Thanks to the fact that Linn County’s economy is less heavily dependent on federal timber than many of our neighbors to the south, we’re not in as desperate straits as Lane and Josephine and Curry and some nine others where cuts have been massive.
But their problem is our problem too. We may have more private timberlands, but we’re losing federal dollars as well.
One solution that’s been suggested is to seek to get citizens in hard-hit communities to agree to tax hikes to help fund essential services.
Some of the hardest-hit counties, admittedly, are in this pickle because for years they lived off dollars flowing out of federal timberlands and didn’t have to tax their citizens at the rates that other, non-forested, counties did. To make up the loss of federal timber funds would require Josephine County to increase taxes more than 400 percent, Douglas County more than 300 percent, and Lane County 50 percent. Not likely to happen.
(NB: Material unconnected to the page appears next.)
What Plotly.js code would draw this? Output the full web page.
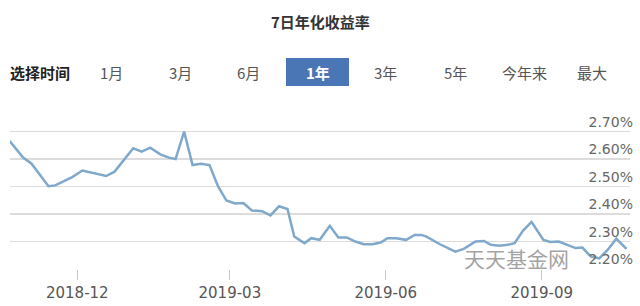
<!DOCTYPE html>
<html>
<head>
<meta charset="utf-8">
<script src="https://cdn.plot.ly/plotly-3.0.1.min.js"></script>
<style>html,body{margin:0;padding:0;background:#fff;}#chart{width:640px;height:306px;}</style>
</head>
<body>
<div id="chart"></div>
<script>
// ---- data ----
const dates = [
  '2018-10-22','2018-10-30','2018-11-04','2018-11-14','2018-11-18','2018-11-28',
  '2018-12-04','2018-12-13','2018-12-18','2018-12-23','2018-12-28','2019-01-03',
  '2019-01-08','2019-01-13','2019-01-19','2019-01-24','2019-01-28','2019-02-02',
  '2019-02-07','2019-02-12','2019-02-17','2019-02-22','2019-02-27','2019-03-04',
  '2019-03-09','2019-03-14','2019-03-20','2019-03-25','2019-03-30','2019-04-04',
  '2019-04-08','2019-04-14','2019-04-18','2019-04-23','2019-04-29','2019-05-04',
  '2019-05-09','2019-05-14','2019-05-19','2019-05-24','2019-05-29','2019-06-02',
  '2019-06-07','2019-06-13','2019-06-18','2019-06-22','2019-06-25','2019-07-03',
  '2019-07-12','2019-07-17','2019-07-24','2019-07-29','2019-08-02','2019-08-07',
  '2019-08-12','2019-08-16','2019-08-21','2019-08-26','2019-09-02','2019-09-06',
  '2019-09-11','2019-09-17','2019-09-21','2019-09-25','2019-09-30','2019-10-05',
  '2019-10-10','2019-10-15','2019-10-21'
];
const yields = [
  2.666,2.605,2.583,2.501,2.504,2.534,
  2.558,2.544,2.538,2.554,2.592,2.639,
  2.627,2.641,2.617,2.605,2.600,2.700,
  2.578,2.583,2.578,2.501,2.449,2.438,
  2.440,2.413,2.410,2.395,2.428,2.418,
  2.318,2.294,2.312,2.306,2.357,2.315,
  2.315,2.300,2.290,2.290,2.296,2.312,
  2.312,2.306,2.324,2.324,2.318,2.290,
  2.263,2.273,2.300,2.302,2.288,2.285,
  2.288,2.294,2.340,2.371,2.306,2.298,
  2.300,2.285,2.276,2.278,2.245,2.239,
  2.270,2.310,2.273
];
const xTickVals = ['2018-12-01','2019-03-01','2019-06-01','2019-09-01'];
const xTickText = ['2018-12','2019-03','2019-06','2019-09'];
const yTickVals = [2.2,2.3,2.4,2.5,2.6,2.7,2.8];
const yTickText = ['2.20%','2.30%','2.40%','2.50%','2.60%','2.70%',''];
const titleText = '7日年化收益率';
const pickerLabel = '选择时间';
const buttonLabels = ['1月','3月','6月','1年','3年','5年','今年来','最大'];
const activeButton = '1年';
const watermark = '天天基金网';

// ---- layout helpers (pixel -> paper) ----
const L = 10, R = 630, T = 104, B = 269;
const px = x => (x - L) / (R - L);
const py = y => (B - y) / (B - T);
const buttonX = [111,180,248,318,385,455,524,592];
const cjk = '"Noto Sans CJK SC", "Noto Sans", sans-serif';

const annotations = [];
annotations.push({text:'<b>'+titleText+'</b>', xref:'paper', yref:'paper', x:px(320), y:py(21),
  showarrow:false, xanchor:'center', yanchor:'middle', font:{family:cjk, size:15, color:'#333'}});
annotations.push({text:'<b>'+pickerLabel+'</b>', xref:'paper', yref:'paper', x:px(8), y:py(72),
  showarrow:false, xanchor:'left', yanchor:'middle', font:{family:cjk, size:15, color:'#222'}});
buttonLabels.forEach((b,i) => {
  const active = b === activeButton;
  annotations.push({text: active ? '<b>'+b+'</b>' : b, xref:'paper', yref:'paper', x:px(buttonX[i]), y:py(72),
    showarrow:false, xanchor:'center', yanchor:'middle',
    font:{family:cjk, size:15, color: active ? '#ffffff' : '#555'}});
});
annotations.push({text:watermark, xref:'paper', yref:'paper', x:px(516), y:py(258),
  showarrow:false, xanchor:'center', yanchor:'middle',
  font:{family:cjk, size:21, color:'rgba(120,120,120,0.7)'}});

const shapes = [{type:'rect', xref:'paper', yref:'paper', x0:px(286), x1:px(349), y0:py(86), y1:py(58),
  fillcolor:'#4a76b6', line:{width:0}, layer:'below'}];

Plotly.newPlot('chart', [{
  x: dates, y: yields, type:'scatter', mode:'lines',
  line:{color:'#7fa8ca', width:2.5, shape:'linear'}, hoverinfo:'skip'
}], {
  width:640, height:306,
  margin:{l:L, r:640-R, t:T, b:306-B, pad:0},
  paper_bgcolor:'#fff', plot_bgcolor:'#fff',
  showlegend:false,
  xaxis:{type:'date', range:['2018-10-22 07:00','2019-10-23 02:00'],
    tickvals:xTickVals, ticktext:xTickText, ticks:'outside', ticklen:10, tickcolor:'#c8c8c8',
    showgrid:false, zeroline:false, showline:false,
    tickfont:{family:'"DejaVu Sans", sans-serif', size:15, color:'#555'}},
  yaxis:{range:[2.2,2.8], side:'right', tickvals:yTickVals, ticktext:yTickText,
    ticklabelposition:'inside top', ticklabelstandoff:-6, showgrid:true, gridcolor:'#dcdcdc', gridwidth:1.2,
    zeroline:false, showline:false, ticks:'',
    tickfont:{family:'"DejaVu Sans", sans-serif', size:14, color:'#666'}},
  annotations: annotations, shapes: shapes
}, {displayModeBar:false, staticPlot:true});
</script>
</body>
</html>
Better forestry practices in our state and federal forestlands would help ease the pain. Simply removing the overgrowth that is sitting there, ready to burst into a raging inferno one day, would bring some needed revenue to impoverished communities and help reduce the danger many of our communities face.
Loud voices are needed too. History has been changed by people in our land who figured out how to make themselves heard. It might be blatant public relations strategy, but it’s smart. The squeaky wheel gets the grease.
Elections are approaching and it’s time to demand that those who would serve us in the Legislature, come up with solutions to this financial challenge that’s not going away. There are no easy answers here. No one wants more taxes. Many communities are sitting next to a time bomb of poorly managed timber in our forests. The self-appointed environmental stewards are poised to combat any sensible move to reduce that danger.
And, to top it off, the U.S. Congress has made it pretty clear that. as a whole, it doesn’t really give a rip about our problems.
This is a basic problem. Our founding fathers pointed out, the main purpose of government is to defend the lives, liberty and pursuit of happiness of its citizens.
When you’re sitting in your home with someone shooting at you and you can’t get an officer of the law to do anything about it, that is government failing to defend those basic rights.
When the first thing to go, as the financing stream to local government slows, is public safety, something’s wrong.
We need to elect competent, dedicated leaders to right that wrong.